— begin Listed records —

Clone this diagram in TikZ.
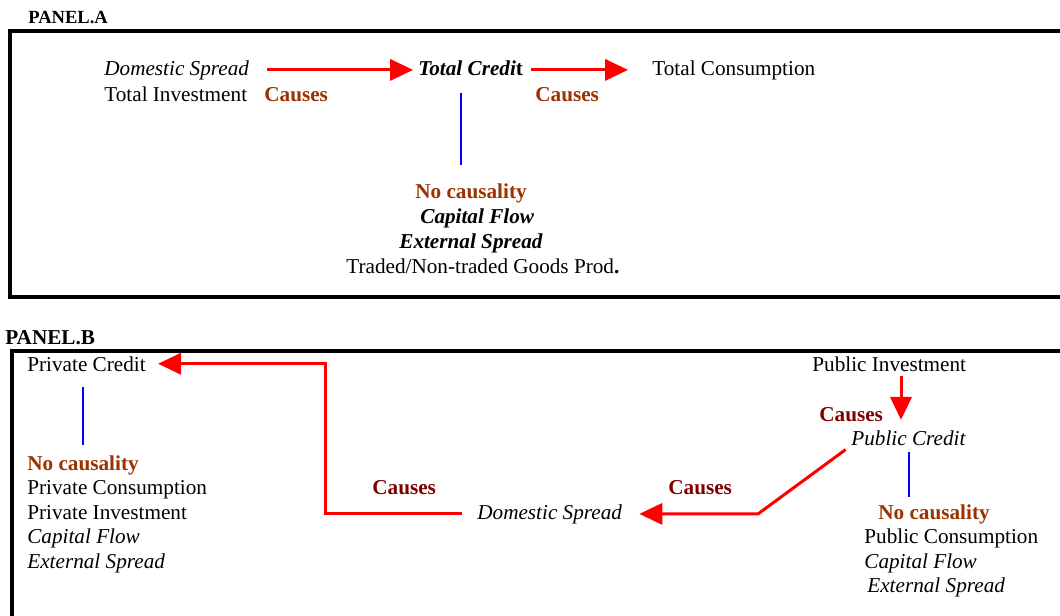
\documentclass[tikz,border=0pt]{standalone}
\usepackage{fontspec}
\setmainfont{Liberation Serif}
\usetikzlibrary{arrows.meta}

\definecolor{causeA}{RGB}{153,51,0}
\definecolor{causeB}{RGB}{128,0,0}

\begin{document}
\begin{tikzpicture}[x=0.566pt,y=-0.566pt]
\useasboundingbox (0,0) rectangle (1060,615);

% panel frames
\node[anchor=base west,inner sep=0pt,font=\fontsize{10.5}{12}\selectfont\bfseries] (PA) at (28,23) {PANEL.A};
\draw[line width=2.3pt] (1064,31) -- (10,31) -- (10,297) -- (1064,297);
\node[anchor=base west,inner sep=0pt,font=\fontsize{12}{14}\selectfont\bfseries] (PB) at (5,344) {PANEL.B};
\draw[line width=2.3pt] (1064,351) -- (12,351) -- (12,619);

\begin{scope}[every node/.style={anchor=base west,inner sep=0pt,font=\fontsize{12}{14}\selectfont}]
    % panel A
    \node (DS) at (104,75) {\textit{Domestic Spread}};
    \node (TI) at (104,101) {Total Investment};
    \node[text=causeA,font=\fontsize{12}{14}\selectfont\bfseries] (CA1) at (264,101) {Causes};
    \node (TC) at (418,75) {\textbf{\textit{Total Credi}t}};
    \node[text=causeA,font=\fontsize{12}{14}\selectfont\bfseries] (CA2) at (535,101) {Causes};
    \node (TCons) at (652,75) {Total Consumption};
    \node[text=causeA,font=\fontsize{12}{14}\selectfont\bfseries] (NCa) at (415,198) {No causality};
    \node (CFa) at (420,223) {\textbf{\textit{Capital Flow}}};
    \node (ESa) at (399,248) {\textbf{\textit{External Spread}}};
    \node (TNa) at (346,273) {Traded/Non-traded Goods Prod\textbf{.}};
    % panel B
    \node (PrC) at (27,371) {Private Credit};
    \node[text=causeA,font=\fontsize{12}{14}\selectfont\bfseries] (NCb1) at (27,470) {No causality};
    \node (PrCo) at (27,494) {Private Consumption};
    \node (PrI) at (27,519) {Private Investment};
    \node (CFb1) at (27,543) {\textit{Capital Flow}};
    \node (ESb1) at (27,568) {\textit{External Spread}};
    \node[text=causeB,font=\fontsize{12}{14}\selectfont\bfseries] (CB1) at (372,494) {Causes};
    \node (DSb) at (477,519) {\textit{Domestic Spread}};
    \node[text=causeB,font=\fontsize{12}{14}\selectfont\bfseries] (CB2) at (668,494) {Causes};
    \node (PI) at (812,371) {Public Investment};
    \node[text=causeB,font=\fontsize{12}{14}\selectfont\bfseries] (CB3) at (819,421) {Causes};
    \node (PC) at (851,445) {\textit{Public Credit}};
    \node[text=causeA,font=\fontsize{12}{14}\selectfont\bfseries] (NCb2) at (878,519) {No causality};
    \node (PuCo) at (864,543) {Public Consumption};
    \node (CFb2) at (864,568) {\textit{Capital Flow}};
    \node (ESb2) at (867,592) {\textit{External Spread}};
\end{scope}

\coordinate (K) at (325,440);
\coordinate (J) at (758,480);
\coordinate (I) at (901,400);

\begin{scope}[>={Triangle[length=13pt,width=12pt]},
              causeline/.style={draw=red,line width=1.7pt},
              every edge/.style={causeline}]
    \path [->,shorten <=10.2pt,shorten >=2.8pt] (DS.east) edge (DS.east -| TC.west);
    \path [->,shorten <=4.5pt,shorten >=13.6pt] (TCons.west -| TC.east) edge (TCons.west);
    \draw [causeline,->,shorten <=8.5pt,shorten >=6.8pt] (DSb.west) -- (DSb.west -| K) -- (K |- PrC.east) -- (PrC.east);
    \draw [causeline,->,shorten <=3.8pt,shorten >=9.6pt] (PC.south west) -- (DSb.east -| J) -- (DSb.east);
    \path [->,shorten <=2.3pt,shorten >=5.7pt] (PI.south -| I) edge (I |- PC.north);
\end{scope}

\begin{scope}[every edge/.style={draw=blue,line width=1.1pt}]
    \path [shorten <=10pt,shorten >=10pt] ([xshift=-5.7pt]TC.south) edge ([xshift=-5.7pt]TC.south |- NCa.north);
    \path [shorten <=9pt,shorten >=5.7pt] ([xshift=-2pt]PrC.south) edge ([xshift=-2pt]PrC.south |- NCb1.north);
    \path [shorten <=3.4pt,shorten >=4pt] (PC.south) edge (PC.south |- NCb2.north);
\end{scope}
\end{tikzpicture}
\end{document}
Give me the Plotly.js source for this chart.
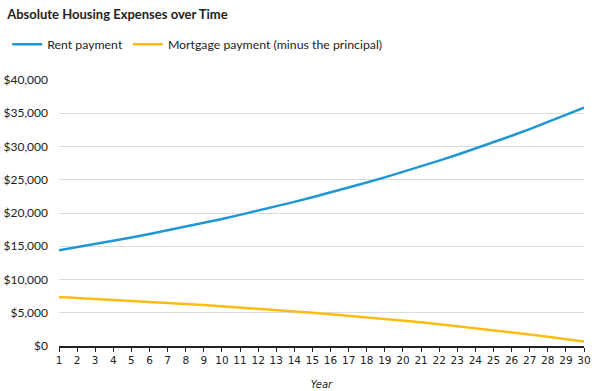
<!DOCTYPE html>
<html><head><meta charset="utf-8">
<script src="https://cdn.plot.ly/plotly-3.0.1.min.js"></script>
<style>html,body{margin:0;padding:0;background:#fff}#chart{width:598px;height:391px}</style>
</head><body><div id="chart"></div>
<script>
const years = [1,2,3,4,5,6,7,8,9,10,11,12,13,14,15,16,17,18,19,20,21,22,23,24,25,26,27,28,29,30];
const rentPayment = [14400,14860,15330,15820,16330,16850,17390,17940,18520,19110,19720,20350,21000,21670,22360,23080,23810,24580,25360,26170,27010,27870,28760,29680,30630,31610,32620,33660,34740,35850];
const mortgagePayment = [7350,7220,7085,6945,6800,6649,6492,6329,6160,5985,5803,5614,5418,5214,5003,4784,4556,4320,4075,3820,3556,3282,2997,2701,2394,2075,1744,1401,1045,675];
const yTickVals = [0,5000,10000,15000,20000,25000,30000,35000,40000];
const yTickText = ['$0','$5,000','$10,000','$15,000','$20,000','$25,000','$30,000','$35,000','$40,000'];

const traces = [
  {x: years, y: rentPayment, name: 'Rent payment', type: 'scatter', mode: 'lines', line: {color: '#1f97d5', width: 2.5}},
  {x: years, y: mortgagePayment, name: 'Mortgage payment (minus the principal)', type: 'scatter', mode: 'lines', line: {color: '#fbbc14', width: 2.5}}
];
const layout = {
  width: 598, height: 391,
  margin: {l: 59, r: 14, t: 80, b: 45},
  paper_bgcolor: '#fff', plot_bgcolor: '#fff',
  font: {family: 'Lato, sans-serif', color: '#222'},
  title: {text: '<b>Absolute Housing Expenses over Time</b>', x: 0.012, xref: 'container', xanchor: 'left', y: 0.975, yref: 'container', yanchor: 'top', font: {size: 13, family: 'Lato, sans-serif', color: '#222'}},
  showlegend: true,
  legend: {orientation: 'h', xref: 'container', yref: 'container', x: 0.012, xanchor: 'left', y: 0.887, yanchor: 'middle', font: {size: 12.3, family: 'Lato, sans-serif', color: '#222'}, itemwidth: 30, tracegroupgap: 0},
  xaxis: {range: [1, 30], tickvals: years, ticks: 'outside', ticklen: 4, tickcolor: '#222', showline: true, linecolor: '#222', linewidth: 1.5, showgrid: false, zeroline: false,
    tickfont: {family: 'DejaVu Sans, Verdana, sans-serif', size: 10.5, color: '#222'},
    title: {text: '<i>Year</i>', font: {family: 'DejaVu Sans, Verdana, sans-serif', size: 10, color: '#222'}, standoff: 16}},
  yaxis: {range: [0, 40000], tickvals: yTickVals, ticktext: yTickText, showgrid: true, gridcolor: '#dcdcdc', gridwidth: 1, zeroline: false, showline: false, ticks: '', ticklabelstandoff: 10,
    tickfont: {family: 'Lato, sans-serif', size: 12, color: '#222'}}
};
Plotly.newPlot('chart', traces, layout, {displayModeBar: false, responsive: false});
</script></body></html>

— end Listed records —

§ Objective
Copy the listing exactly. Any image in it stays out of the copy.

§ Task result
Clone this diagram in TikZ.
\documentclass[tikz,border=0pt]{standalone}
\usepackage{fontspec}
\setmainfont{Liberation Serif}
\usetikzlibrary{arrows.meta}

\definecolor{causeA}{RGB}{153,51,0}
\definecolor{causeB}{RGB}{128,0,0}

\begin{document}
\begin{tikzpicture}[x=0.566pt,y=-0.566pt]
\useasboundingbox (0,0) rectangle (1060,615);

% panel frames
\node[anchor=base west,inner sep=0pt,font=\fontsize{10.5}{12}\selectfont\bfseries] (PA) at (28,23) {PANEL.A};
\draw[line width=2.3pt] (1064,31) -- (10,31) -- (10,297) -- (1064,297);
\node[anchor=base west,inner sep=0pt,font=\fontsize{12}{14}\selectfont\bfseries] (PB) at (5,344) {PANEL.B};
\draw[line width=2.3pt] (1064,351) -- (12,351) -- (12,619);

\begin{scope}[every node/.style={anchor=base west,inner sep=0pt,font=\fontsize{12}{14}\selectfont}]
    % panel A
    \node (DS) at (104,75) {\textit{Domestic Spread}};
    \node (TI) at (104,101) {Total Investment};
    \node[text=causeA,font=\fontsize{12}{14}\selectfont\bfseries] (CA1) at (264,101) {Causes};
    \node (TC) at (418,75) {\textbf{\textit{Total Credi}t}};
    \node[text=causeA,font=\fontsize{12}{14}\selectfont\bfseries] (CA2) at (535,101) {Causes};
    \node (TCons) at (652,75) {Total Consumption};
    \node[text=causeA,font=\fontsize{12}{14}\selectfont\bfseries] (NCa) at (415,198) {No causality};
    \node (CFa) at (420,223) {\textbf{\textit{Capital Flow}}};
    \node (ESa) at (399,248) {\textbf{\textit{External Spread}}};
    \node (TNa) at (346,273) {Traded/Non-traded Goods Prod\textbf{.}};
    % panel B
    \node (PrC) at (27,371) {Private Credit};
    \node[text=causeA,font=\fontsize{12}{14}\selectfont\bfseries] (NCb1) at (27,470) {No causality};
    \node (PrCo) at (27,494) {Private Consumption};
    \node (PrI) at (27,519) {Private Investment};
    \node (CFb1) at (27,543) {\textit{Capital Flow}};
    \node (ESb1) at (27,568) {\textit{External Spread}};
    \node[text=causeB,font=\fontsize{12}{14}\selectfont\bfseries] (CB1) at (372,494) {Causes};
    \node (DSb) at (477,519) {\textit{Domestic Spread}};
    \node[text=causeB,font=\fontsize{12}{14}\selectfont\bfseries] (CB2) at (668,494) {Causes};
    \node (PI) at (812,371) {Public Investment};
    \node[text=causeB,font=\fontsize{12}{14}\selectfont\bfseries] (CB3) at (819,421) {Causes};
    \node (PC) at (851,445) {\textit{Public Credit}};
    \node[text=causeA,font=\fontsize{12}{14}\selectfont\bfseries] (NCb2) at (878,519) {No causality};
    \node (PuCo) at (864,543) {Public Consumption};
    \node (CFb2) at (864,568) {\textit{Capital Flow}};
    \node (ESb2) at (867,592) {\textit{External Spread}};
\end{scope}

\coordinate (K) at (325,440);
\coordinate (J) at (758,480);
\coordinate (I) at (901,400);

\begin{scope}[>={Triangle[length=13pt,width=12pt]},
              causeline/.style={draw=red,line width=1.7pt},
              every edge/.style={causeline}]
    \path [->,shorten <=10.2pt,shorten >=2.8pt] (DS.east) edge (DS.east -| TC.west);
    \path [->,shorten <=4.5pt,shorten >=13.6pt] (TCons.west -| TC.east) edge (TCons.west);
    \draw [causeline,->,shorten <=8.5pt,shorten >=6.8pt] (DSb.west) -- (DSb.west -| K) -- (K |- PrC.east) -- (PrC.east);
    \draw [causeline,->,shorten <=3.8pt,shorten >=9.6pt] (PC.south west) -- (DSb.east -| J) -- (DSb.east);
    \path [->,shorten <=2.3pt,shorten >=5.7pt] (PI.south -| I) edge (I |- PC.north);
\end{scope}

\begin{scope}[every edge/.style={draw=blue,line width=1.1pt}]
    \path [shorten <=10pt,shorten >=10pt] ([xshift=-5.7pt]TC.south) edge ([xshift=-5.7pt]TC.south |- NCa.north);
    \path [shorten <=9pt,shorten >=5.7pt] ([xshift=-2pt]PrC.south) edge ([xshift=-2pt]PrC.south |- NCb1.north);
    \path [shorten <=3.4pt,shorten >=4pt] (PC.south) edge (PC.south |- NCb2.north);
\end{scope}
\end{tikzpicture}
\end{document}
Give me the Plotly.js source for this chart.
<!DOCTYPE html>
<html><head><meta charset="utf-8">
<script src="https://cdn.plot.ly/plotly-3.0.1.min.js"></script>
<style>html,body{margin:0;padding:0;background:#fff}#chart{width:598px;height:391px}</style>
</head><body><div id="chart"></div>
<script>
const years = [1,2,3,4,5,6,7,8,9,10,11,12,13,14,15,16,17,18,19,20,21,22,23,24,25,26,27,28,29,30];
const rentPayment = [14400,14860,15330,15820,16330,16850,17390,17940,18520,19110,19720,20350,21000,21670,22360,23080,23810,24580,25360,26170,27010,27870,28760,29680,30630,31610,32620,33660,34740,35850];
const mortgagePayment = [7350,7220,7085,6945,6800,6649,6492,6329,6160,5985,5803,5614,5418,5214,5003,4784,4556,4320,4075,3820,3556,3282,2997,2701,2394,2075,1744,1401,1045,675];
const yTickVals = [0,5000,10000,15000,20000,25000,30000,35000,40000];
const yTickText = ['$0','$5,000','$10,000','$15,000','$20,000','$25,000','$30,000','$35,000','$40,000'];

const traces = [
  {x: years, y: rentPayment, name: 'Rent payment', type: 'scatter', mode: 'lines', line: {color: '#1f97d5', width: 2.5}},
  {x: years, y: mortgagePayment, name: 'Mortgage payment (minus the principal)', type: 'scatter', mode: 'lines', line: {color: '#fbbc14', width: 2.5}}
];
const layout = {
  width: 598, height: 391,
  margin: {l: 59, r: 14, t: 80, b: 45},
  paper_bgcolor: '#fff', plot_bgcolor: '#fff',
  font: {family: 'Lato, sans-serif', color: '#222'},
  title: {text: '<b>Absolute Housing Expenses over Time</b>', x: 0.012, xref: 'container', xanchor: 'left', y: 0.975, yref: 'container', yanchor: 'top', font: {size: 13, family: 'Lato, sans-serif', color: '#222'}},
  showlegend: true,
  legend: {orientation: 'h', xref: 'container', yref: 'container', x: 0.012, xanchor: 'left', y: 0.887, yanchor: 'middle', font: {size: 12.3, family: 'Lato, sans-serif', color: '#222'}, itemwidth: 30, tracegroupgap: 0},
  xaxis: {range: [1, 30], tickvals: years, ticks: 'outside', ticklen: 4, tickcolor: '#222', showline: true, linecolor: '#222', linewidth: 1.5, showgrid: false, zeroline: false,
    tickfont: {family: 'DejaVu Sans, Verdana, sans-serif', size: 10.5, color: '#222'},
    title: {text: '<i>Year</i>', font: {family: 'DejaVu Sans, Verdana, sans-serif', size: 10, color: '#222'}, standoff: 16}},
  yaxis: {range: [0, 40000], tickvals: yTickVals, ticktext: yTickText, showgrid: true, gridcolor: '#dcdcdc', gridwidth: 1, zeroline: false, showline: false, ticks: '', ticklabelstandoff: 10,
    tickfont: {family: 'Lato, sans-serif', size: 12, color: '#222'}}
};
Plotly.newPlot('chart', traces, layout, {displayModeBar: false, responsive: false});
</script></body></html>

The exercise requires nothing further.